Monday, March 14, 2011

Disconnected connectedness

I think being a child of the 80s (generation X) taught me that where technology is concerned, anything is possible. I learnt to think outside the box. I am old enough to remember the time before computers, but young enough that they were part of my later education. While my schooling had nothing to do with computers or the internet, it all started to come about while I was at uni. Also, being a Physics student led me to think well outside the box.

So while I am not generation Y, and don’t have that inbred hyperconnectivity, I am not denying it and I’m willing to work with it. As Mark Pesce said, it needs to be incorporated and harnessed, not avoided. I need, however, to become the learner as Mark said at the end, and learn the technology.

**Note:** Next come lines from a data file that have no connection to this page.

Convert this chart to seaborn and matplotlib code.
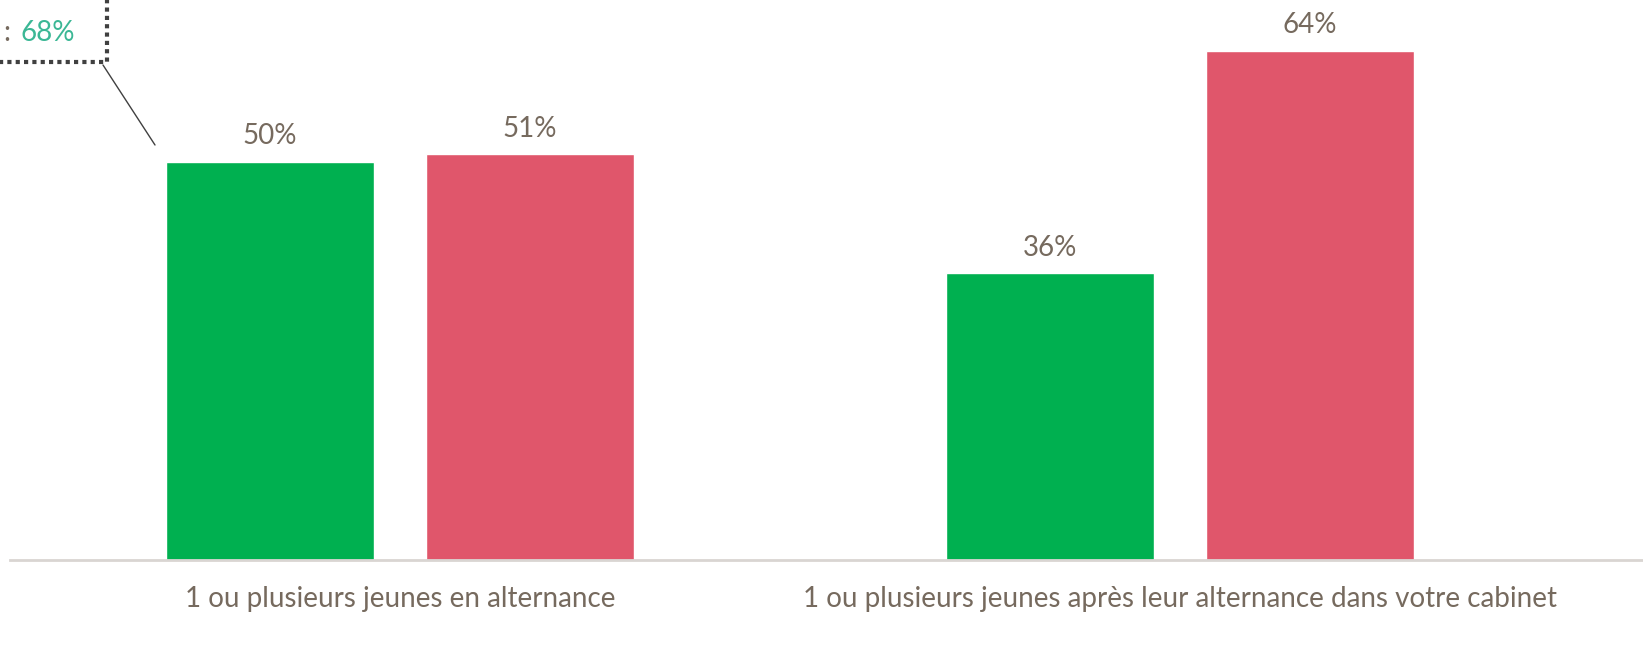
import pandas as pd
import seaborn as sns
import matplotlib.pyplot as plt
from matplotlib.patches import Rectangle
from matplotlib.lines import Line2D

categories = ["1 ou plusieurs jeunes en alternance",
              "1 ou plusieurs jeunes après leur alternance dans votre cabinet"]
series = ["Série 1", "Série 2"]
values_s1 = [50, 36]
values_s2 = [51, 64]
callout_value = "68%"

colors = ["#00B050", "#E0566B"]
text_color = "#766A5E"

rows = []
for cat, a, b in zip(categories, values_s1, values_s2):
    rows.append([cat, series[0], a])
    rows.append([cat, series[1], b])
df = pd.DataFrame(rows, columns=["categorie", "serie", "valeur"])

sns.set_theme(style="white")
plt.rcParams['font.family'] = ['Lato', 'DejaVu Sans']

W, H = 1643, 645
fig = plt.figure(figsize=(W / 100, H / 100), dpi=100)
ax = fig.add_axes([10 / W, (H - 560) / H, 1 - 10 / W, 560 / H])

sns.barplot(data=df, x="categorie", y="valeur", hue="serie", palette=colors,
            saturation=1, width=0.667, gap=0.2, ax=ax, legend=False)

for cont in ax.containers:
    ax.bar_label(cont, fmt="%d%%", padding=9, fontsize=20, color=text_color)

ax.set_xlim(-0.5, (W - 400) / 780)
ax.set_ylim(0, 560 / 7.96)
ax.set_xlabel("")
ax.set_ylabel("")
ax.set_yticks([])
ax.tick_params(axis="x", length=0, pad=19, labelsize=20, labelcolor=text_color)
for s in ["top", "right", "left"]:
    ax.spines[s].set_visible(False)
ax.spines["bottom"].set_color("#D9D5D2")
ax.spines["bottom"].set_linewidth(2)
ax.patch.set_alpha(0)

# encadré en pointillés (coupé par le bord de l'image)
fig.patches.append(Rectangle((-200 / W, (H - 62) / H), 307 / W, 100 / H,
                             transform=fig.transFigure, fill=False,
                             edgecolor="#404040", linewidth=3, linestyle=(0, (1, 1))))
fig.text(3 / W, (H - 33) / H, ":", color=text_color, fontsize=20, va="center")
fig.text(20 / W, (H - 33) / H, callout_value, color="#3BB795", fontsize=20, va="center")
fig.lines.append(Line2D([103 / W, 155 / W], [(H - 65) / H, (H - 145) / H],
                        transform=fig.transFigure, color="#404040", linewidth=1))

fig.savefig("out.png", dpi=100)
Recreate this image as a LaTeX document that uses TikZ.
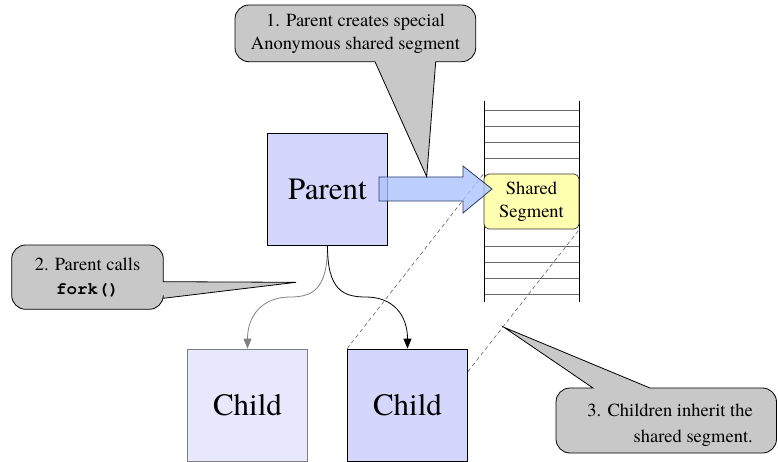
\documentclass[tikz,border=0pt]{standalone}
\usepackage{fontspec}
\setmainfont{texgyretermes}[Extension=.otf, UprightFont=*-regular, BoldFont=*-bold,
  ItalicFont=*-italic, BoldItalicFont=*-bolditalic]
\setmonofont{texgyrecursor}[Extension=.otf, UprightFont=*-regular, BoldFont=*-bold,
  ItalicFont=*-italic, BoldItalicFont=*-bolditalic]
\usetikzlibrary{arrows.meta,calc}

\definecolor{procfill}{HTML}{D5D6FB}
\definecolor{childfill}{HTML}{E8E8FC}
\definecolor{segfill}{HTML}{FFFFB0}
\definecolor{notefill}{HTML}{C8C8C8}
\definecolor{flowfill}{HTML}{AAC2FF}
\definecolor{flowline}{HTML}{2B3A66}

\tikzset{
  proc/.style={draw=black, fill=procfill, line width=0.8pt, minimum width=120pt,
    minimum height=112pt, inner sep=0pt, font=\rmfamily\fontsize{31}{36}\selectfont},
  ghost/.style={proc, draw=black!50, fill=childfill},
  segbox/.style={draw=black!80, fill=segfill, line width=0.7pt, rounded corners=5pt,
    minimum width=95pt, minimum height=55pt, inner sep=0pt, align=center,
    font=\rmfamily\fontsize{18.5}{23}\selectfont},
  note/.style={draw=black, fill=notefill, line width=0.8pt},
  notetext/.style={font=\rmfamily\fontsize{18.5}{23}\selectfont, inner sep=0pt},
  slot/.style={draw=black!60, line width=0.5pt},
  rail/.style={draw=black, line width=0.8pt},
  proj/.style={draw=black!70, dashed, dash pattern=on 4pt off 3pt, line width=0.5pt},
  forkgray/.style={draw=black!50, line width=0.8pt, -{Triangle[length=10pt,width=8pt]}},
  forkblack/.style={draw=black, line width=0.8pt, -{Triangle[length=10pt,width=8pt]}},
}

\begin{document}
\begin{tikzpicture}[x=1pt, y=-1pt]
\useasboundingbox (0,0) rectangle (778,462);

% memory stack
\foreach \yy in {110,126,142,158,246,262,278,294}
  \draw[slot] (484,\yy) -- (579,\yy);
\draw[rail] (484,101) -- (484,302);
\draw[rail] (579,101) -- (579,302);

% shared segment inside the stack
\node[segbox] (shared) at (531.5,201.5) {Shared\\Segment};

% processes
\node[proc]  (parent) at (327.5,189.5) {Parent};
\node[ghost] (child1) at (247.5,405)   {Child};
\node[proc]  (child2) at (407.5,405)   {Child};

% fork edges
\draw[forkgray] (parent.south) .. controls (327.5,290) and (312,297) .. (290,297)
  .. controls (263,297) and (247.5,315) .. (child1.north);
\draw[forkblack] (parent.south) .. controls (327.5,290) and (343,297) .. (366,297)
  .. controls (393,297) and (407.5,315) .. (child2.north);

% projection of the segment onto the child
\coordinate (c2edge) at ($(child2.north east)+(0,23)$);
\draw[proj] (child2.north west) -- (shared.north west);
\draw[proj] (c2edge) -- (shared.south east);

% block arrow from parent to the segment
\draw[flowline, line width=0.8pt, fill=flowfill, fill opacity=0.78, line join=miter]
  (379,177) -- (463,177) -- (463,166) -- (492,189) -- (463,213) -- (463,201) -- (379,201) -- cycle;

% callout 1
\coordinate (tip1) at (426.7,176.7);
\draw[note] [rounded corners=14pt] (350,5) -- (235,5) -- (235,61.7)
  [sharp corners] -- (375,61.7) -- (tip1) -- (435.7,61.7)
  [rounded corners=14pt] -- (475.7,61.7) -- (475.7,5) -- cycle;
\node[notetext, align=center] (note1) at (355.5,33.5)
  {1. Parent creates special\\Anonymous shared segment};

% callout 2
\coordinate (tip2) at (296,282.3);
\draw[note] [rounded corners=14pt] (90,245) -- (11.7,245) -- (11.7,309.3) -- (163.3,309.3)
  [sharp corners] -- (163.3,298.3) -- (tip2) -- (163.3,281.7)
  [rounded corners=14pt] -- (163.3,245) -- cycle;
\node[notetext, align=center] (note2) at (87.5,278)
  {2. Parent calls\\[1pt]{\ttfamily\bfseries\fontsize{17.5}{20}\selectfont fork()}};

% callout 3
\coordinate (tip3) at (504,327.3);
\draw[note] [rounded corners=14pt] (700,388) -- (776.5,388) -- (776.5,453) -- (556,453)
  -- (556,388) [sharp corners] -- (593,388) -- (tip3) -- (650,388)
  [rounded corners=14pt] -- cycle;
\node[notetext, align=right, anchor=east] (note3) at (753,425.5)
  {3. Children inherit the\\[3pt]shared segment.};
\end{tikzpicture}
\end{document}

I facebook, I do like to see my friends’ status updates, comments, photos, what they’re reading, what they are interested in in terms of current affairs etc. I use it as a connection – I might go on every couple of days, or at the most a couple of times a day, but it is not a hyperconnection. My friends and I don’t bounce ideas and conversations back and forth, we are not up to the minute with details. I don’t twitter… just haven’t found a place for it in my life. I do text, a fair amount. Probably 10 – 12 a day, nearly all with my partner who I live with, so I guess you can say we are almost hyperconnected. I email all day everyday with colleagues – work just wouldn’t happen without it. And I love Moodle, but I know I haven’t grasped the connectivity aspect of it.

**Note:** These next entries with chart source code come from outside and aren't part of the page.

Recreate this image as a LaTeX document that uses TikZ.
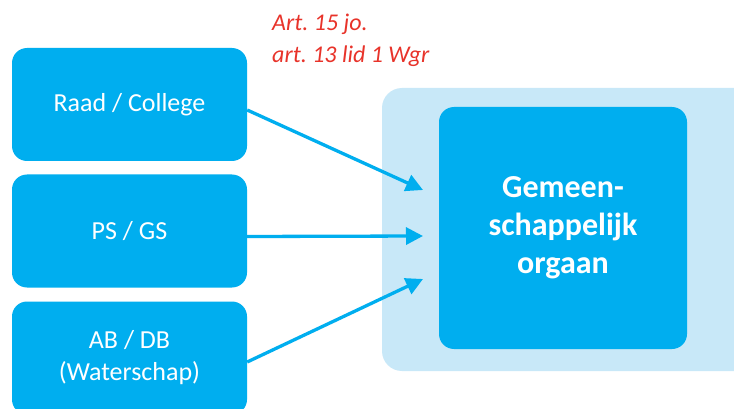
\documentclass[tikz,border=0pt]{standalone}
\usepackage{fontspec}
\setmainfont{Carlito}
\usepackage{tikz}
\usetikzlibrary{arrows.meta}
\definecolor{wgrblue}{RGB}{0,174,239}
\definecolor{wgrlight}{RGB}{200,232,248}
\definecolor{wgrred}{RGB}{232,51,42}
\frenchspacing
\begin{document}
\begin{tikzpicture}[x=1pt,y=-1pt,
  orgbox/.style={fill=wgrblue,rounded corners=15pt,minimum width=235pt,minimum height=113pt,
    text=white,align=center,font=\fontsize{26}{32}\selectfont,inner sep=0pt},
  wgrarrow/.style={wgrblue,line width=3.3pt,-{Triangle[length=17pt,width=17pt]}}]
\clip (0,0) rectangle (734,409);
\node[fill=white,minimum width=734pt,minimum height=409pt,anchor=north west] (bg) at (0,0) {};
\node[fill=wgrlight,rounded corners=20pt,minimum width=378pt,minimum height=283pt,inner sep=0pt] (gr) at (571,229.5) {};
\node[fill=wgrblue,rounded corners=15pt,minimum width=248pt,minimum height=242pt,text=white,align=center,
  font=\fontsize{32}{38}\selectfont\bfseries,inner sep=0pt] (go) at (563,228) {Gemeen-\\schappelijk\\orgaan};
\node[orgbox] (raad) at (129.5,104.5) {Raad / College};
\node[orgbox] (ps) at (129.5,231) {PS / GS};
\node[orgbox] (ab) at (129.5,358) {AB / DB\\(Waterschap)};
\coordinate (in1) at (423,190);
\coordinate (in2) at (423,236);
\coordinate (in3) at (423,279);
\draw[wgrarrow] ([yshift=-5.5pt]raad.east) -- (in1);
\draw[wgrarrow] ([yshift=-5.5pt]ps.east) -- (in2);
\draw[wgrarrow] ([yshift=-4pt]ab.east) -- (in3);
\node[anchor=north west,inner sep=0pt,align=left,text=wgrred,font=\fontsize{24}{32}\selectfont\itshape] (art) at (272,14) {Art. 15 jo.\\art. 13 lid 1 Wgr};
\end{tikzpicture}
\end{document}
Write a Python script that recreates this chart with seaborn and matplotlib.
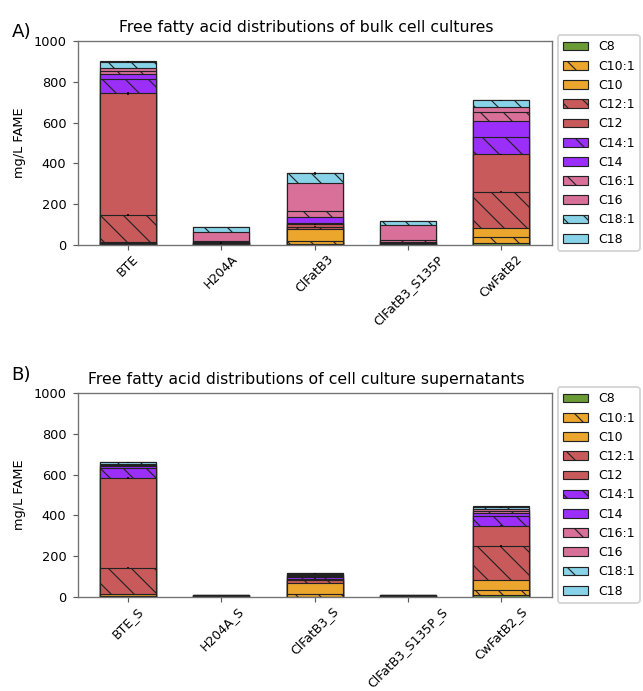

The problem I can see with learning and particularly at CQUni, is that we are not just talking about gen Y. I think a lot of lecturers are actually seeing the benefit of connectivity (I’ll leave out the hyper for now) in learning and collaboration and sharing of knowledge, especially with flex students, but not all students can see that. Not all students embrace technology. Even if they want to, some don’t have the knowledge. So by asking (forcing) all students to use forums, blogs, wikis, google docs… there seems to be a fundamental chunk missing.

This was also brought up by John Medina that if a fundamental chunk of knowledge is missing, it really affects subsequent learning.

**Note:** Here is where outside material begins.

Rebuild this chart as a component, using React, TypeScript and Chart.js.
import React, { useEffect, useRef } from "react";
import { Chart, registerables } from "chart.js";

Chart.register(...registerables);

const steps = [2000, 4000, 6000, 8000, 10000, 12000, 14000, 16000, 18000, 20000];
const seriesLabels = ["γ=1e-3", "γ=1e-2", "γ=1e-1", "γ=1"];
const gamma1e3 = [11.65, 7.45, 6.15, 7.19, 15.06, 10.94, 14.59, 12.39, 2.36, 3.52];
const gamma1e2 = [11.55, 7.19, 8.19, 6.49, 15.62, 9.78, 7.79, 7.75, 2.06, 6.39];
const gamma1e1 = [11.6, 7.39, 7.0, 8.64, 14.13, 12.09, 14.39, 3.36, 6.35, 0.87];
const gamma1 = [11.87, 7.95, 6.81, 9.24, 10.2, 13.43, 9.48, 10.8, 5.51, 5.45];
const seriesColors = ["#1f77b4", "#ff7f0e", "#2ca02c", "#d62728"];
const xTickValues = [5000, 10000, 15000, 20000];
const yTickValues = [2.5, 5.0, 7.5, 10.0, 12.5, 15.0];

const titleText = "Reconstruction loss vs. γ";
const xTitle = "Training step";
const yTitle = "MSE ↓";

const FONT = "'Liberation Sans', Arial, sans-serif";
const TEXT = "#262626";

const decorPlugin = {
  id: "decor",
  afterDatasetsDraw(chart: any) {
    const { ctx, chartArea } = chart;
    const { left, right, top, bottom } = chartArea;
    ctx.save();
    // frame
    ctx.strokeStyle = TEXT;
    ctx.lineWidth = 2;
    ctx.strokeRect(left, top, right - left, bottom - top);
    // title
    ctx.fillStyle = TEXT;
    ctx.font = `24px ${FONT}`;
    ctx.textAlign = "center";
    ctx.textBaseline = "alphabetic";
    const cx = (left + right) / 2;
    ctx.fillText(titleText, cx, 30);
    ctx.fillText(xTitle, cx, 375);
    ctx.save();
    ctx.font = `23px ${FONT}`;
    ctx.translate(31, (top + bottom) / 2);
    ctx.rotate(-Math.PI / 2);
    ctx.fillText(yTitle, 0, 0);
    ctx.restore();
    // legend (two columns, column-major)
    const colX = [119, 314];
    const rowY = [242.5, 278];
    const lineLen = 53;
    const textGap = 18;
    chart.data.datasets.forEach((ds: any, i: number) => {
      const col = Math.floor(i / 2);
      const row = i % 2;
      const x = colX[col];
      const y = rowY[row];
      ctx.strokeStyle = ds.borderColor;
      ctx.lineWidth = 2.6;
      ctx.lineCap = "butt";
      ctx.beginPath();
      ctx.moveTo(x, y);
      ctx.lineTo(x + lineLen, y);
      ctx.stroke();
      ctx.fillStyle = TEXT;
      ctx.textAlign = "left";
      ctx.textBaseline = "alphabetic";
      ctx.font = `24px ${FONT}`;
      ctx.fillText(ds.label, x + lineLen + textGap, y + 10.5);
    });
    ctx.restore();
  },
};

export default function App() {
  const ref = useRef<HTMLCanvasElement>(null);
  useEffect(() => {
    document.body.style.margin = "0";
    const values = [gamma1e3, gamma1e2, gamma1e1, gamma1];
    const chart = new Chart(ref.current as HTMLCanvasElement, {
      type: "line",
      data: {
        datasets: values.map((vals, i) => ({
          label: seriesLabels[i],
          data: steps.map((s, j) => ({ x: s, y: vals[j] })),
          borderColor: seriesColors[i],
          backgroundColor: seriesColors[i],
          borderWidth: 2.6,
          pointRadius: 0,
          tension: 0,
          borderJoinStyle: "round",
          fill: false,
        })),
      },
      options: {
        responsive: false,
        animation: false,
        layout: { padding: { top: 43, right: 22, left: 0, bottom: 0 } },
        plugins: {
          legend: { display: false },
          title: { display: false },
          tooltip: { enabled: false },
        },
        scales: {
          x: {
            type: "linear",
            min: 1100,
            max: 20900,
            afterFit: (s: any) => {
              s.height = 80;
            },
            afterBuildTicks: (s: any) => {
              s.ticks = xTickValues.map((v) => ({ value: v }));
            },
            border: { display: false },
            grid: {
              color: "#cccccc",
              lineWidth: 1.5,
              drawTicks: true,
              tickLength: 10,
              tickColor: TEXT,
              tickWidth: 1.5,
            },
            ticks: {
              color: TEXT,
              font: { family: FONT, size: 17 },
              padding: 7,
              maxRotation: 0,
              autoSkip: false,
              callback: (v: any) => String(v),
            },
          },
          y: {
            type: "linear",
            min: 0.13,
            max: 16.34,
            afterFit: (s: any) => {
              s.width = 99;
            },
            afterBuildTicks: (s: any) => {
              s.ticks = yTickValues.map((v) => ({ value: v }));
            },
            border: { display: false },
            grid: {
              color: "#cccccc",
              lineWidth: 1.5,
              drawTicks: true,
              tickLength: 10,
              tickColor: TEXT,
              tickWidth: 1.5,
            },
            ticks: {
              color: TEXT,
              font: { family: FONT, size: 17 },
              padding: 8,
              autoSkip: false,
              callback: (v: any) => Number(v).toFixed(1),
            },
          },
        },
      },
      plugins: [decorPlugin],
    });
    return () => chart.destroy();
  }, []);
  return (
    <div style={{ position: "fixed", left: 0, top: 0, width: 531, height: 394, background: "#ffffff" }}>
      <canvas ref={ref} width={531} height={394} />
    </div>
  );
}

I know this from teaching Intro Physics. If a student cannot conceptualise displacement, they will not understand velocity. If they cannot conceptualise mass, they will not understand force. Even to the extent that if they cannot work with fractions, multiplication, decimals…, they will have trouble in all of Physics.

Colleagues of mine at Purdue University in Indiana were working with children aged 1 – 3 years. They were studying the children’s conceptualisations of cardinal vs ordinal numbers. If that is missed, along with other fundamental concepts, then the children are going to have a hard time with maths at primary school. They will have a hard time with maths at high school. They are probably going to avoid maths, they have been left behind by the system, the curriculum. Then they come to an enabling course at uni. What we do then is most important.

Without getting too side-tracked, I believe the same is true for computers, the internet and other technology. Some students come in and have never turned on a computer, let alone done a wiki. Then others come from school and expect this hyperconnectivity. The question is how to integrate the two extremes and everything in between? No, really, how do we do it?? Should I just be making my implicit curriculum ‘how to maximise connectivity as a student’? Or even ‘make sure you know how to be connected as a student so that you are ready for that in your degree too’? But still, how do I do that?